Last year, lawmakers created the Acadiana Regional Juvenile Justice District to build and operate a detention center to serve a nine-parish region including Allen and Jeff Davis. The facility would reduce the cost of housing juveniles out-of-state and keep them near their families.

As an alternative, officials are considering renovating a juvenile facility in Avoyelles Parish to house juveniles from the region.

“Yes, it would be great if we had something in place right now, but the fact is we don’t,” he said.

Most parishes are sending juveniles as far away as Alabama, which is costly, he said. For anything less than rape or a shooting, juveniles are usually sent home with a ticket and told to come back to court, he said.

“The bottom line is that the juvenile district and things we are planning to have are to help us in the future, but it’s going to take 2-3 years getting these built and things in place,” he said.

As a short-term solution, Stretcher has created new procedures for handling juveniles requiring police officers to provide additional information on the juvenile including where they live, if they are in school, who else they stay with, a list of contacts and if they are employed.

“I’m also requiring that within seven days the police department provide a preliminary report to the district attorney’s office and the judges offices of what is going on,” he said.

Under the old system, such information could take weeks or months to receive reports before a juvenile could appear in court.

The new system would require a juvenile to appear in court on the next court date once notice is given, he said.

“This puts everybody on notice that something is going on and it gets that juvenile in court immediately, so that they understand there is maybe a consequence or somebody is paying attention to what is going on,” Stretcher said.

Once in court, the judge can make sure who the juveniles are with, set curfews and other conditions upon release.

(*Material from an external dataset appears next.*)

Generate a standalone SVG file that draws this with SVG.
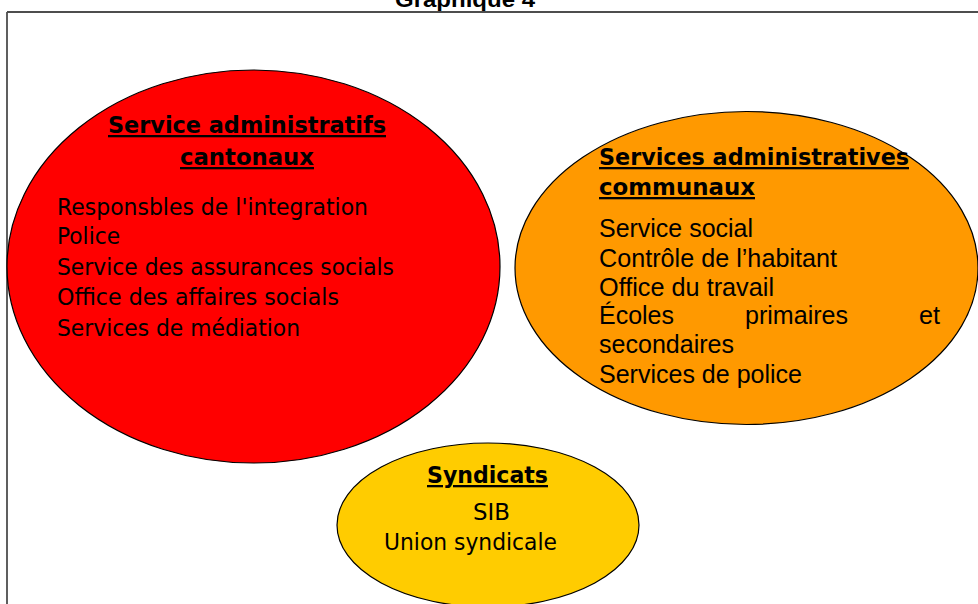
<svg xmlns="http://www.w3.org/2000/svg" width="978" height="604" viewBox="0 0 978 604">
<style>
.frame{stroke:#4d4d4d;stroke-width:1.8;fill:none}
.ell{stroke:#000;stroke-width:1.2}
.title{font-family:"Liberation Sans",Arial,sans-serif;font-weight:bold;font-size:22px;fill:#000}
.head{font-family:"DejaVu Sans",Verdana,sans-serif;font-weight:bold;font-size:23px;fill:#000;text-decoration:underline}
.tah{font-family:"DejaVu Sans",Verdana,sans-serif;font-size:23px;fill:#000}
.ari{font-family:"Liberation Sans",Arial,sans-serif;font-size:25px;fill:#000}
</style>
<rect width="978" height="604" fill="#fff"/>
<text class="title" x="395" y="7" textLength="140" lengthAdjust="spacingAndGlyphs">Graphique 4</text>
<g id="frame">
<line class="frame" x1="7" y1="12" x2="978" y2="12"/>
<line class="frame" x1="7" y1="12" x2="7" y2="604"/>
</g>
<g id="connectors"></g>
<g id="syndicats">
<ellipse class="ell" cx="488" cy="525" rx="151" ry="82" fill="#FFCC00"/>
<text class="head" x="427" y="483" textLength="121" lengthAdjust="spacingAndGlyphs">Syndicats</text>
<text class="tah" x="473" y="520" textLength="37" lengthAdjust="spacingAndGlyphs">SIB</text>
<text class="tah" x="384" y="550" textLength="173" lengthAdjust="spacingAndGlyphs">Union syndicale</text>
</g>
<g id="cantonaux">
<ellipse class="ell" cx="253.5" cy="266.5" rx="246.5" ry="196.5" fill="#FF0000"/>
<text class="head" x="108" y="133" textLength="278" lengthAdjust="spacingAndGlyphs">Service administratifs</text>
<text class="head" x="180" y="165" textLength="134" lengthAdjust="spacingAndGlyphs">cantonaux</text>
<text class="tah" x="57" y="215" textLength="311" lengthAdjust="spacingAndGlyphs">Responsbles de l'integration</text>
<text class="tah" x="57" y="244" textLength="63" lengthAdjust="spacingAndGlyphs">Police</text>
<text class="tah" x="57" y="275" textLength="337" lengthAdjust="spacingAndGlyphs">Service des assurances socials</text>
<text class="tah" x="57" y="305" textLength="282" lengthAdjust="spacingAndGlyphs">Office des affaires socials</text>
<text class="tah" x="57" y="336" textLength="243" lengthAdjust="spacingAndGlyphs">Services de médiation</text>
</g>
<g id="communaux">
<ellipse class="ell" cx="746.5" cy="268" rx="231.5" ry="156.5" fill="#FF9900"/>
<text class="head" x="599" y="165" textLength="310" lengthAdjust="spacingAndGlyphs">Services administratives</text>
<text class="head" x="599" y="195" textLength="156" lengthAdjust="spacingAndGlyphs">communaux</text>
<text class="ari" x="599" y="237" textLength="154" lengthAdjust="spacingAndGlyphs">Service social</text>
<text class="ari" x="599" y="267" textLength="238" lengthAdjust="spacingAndGlyphs">Contrôle de l’habitant</text>
<text class="ari" x="599" y="296" textLength="175" lengthAdjust="spacingAndGlyphs">Office du travail</text>
<text class="ari" x="599" y="324" textLength="75" lengthAdjust="spacingAndGlyphs">Écoles</text>
<text class="ari" x="745" y="324" textLength="103" lengthAdjust="spacingAndGlyphs">primaires</text>
<text class="ari" x="919" y="324" textLength="21" lengthAdjust="spacingAndGlyphs">et</text>
<text class="ari" x="599" y="353" textLength="135" lengthAdjust="spacingAndGlyphs">secondaires</text>
<text class="ari" x="599" y="383" textLength="203" lengthAdjust="spacingAndGlyphs">Services de police</text>
</g>
</svg>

He is also working to establish ankle monitors or other monitoring systems to keep track of the juvenile.

Juveniles will also be required to return to court on a more regular basis until all the paperwork and process is ready to go.

It also allows the district attorney’s office to do a pre-trial intervention program to provide juveniles with services including mental health and behavior evaluations.

“I think it holds the child more accountable and keeps the court more accountable,” he said. “I will know, the district attorney’s office will know and the police department will know when cases are coming up….So it’s a good system of check and balances to move these cases forward.”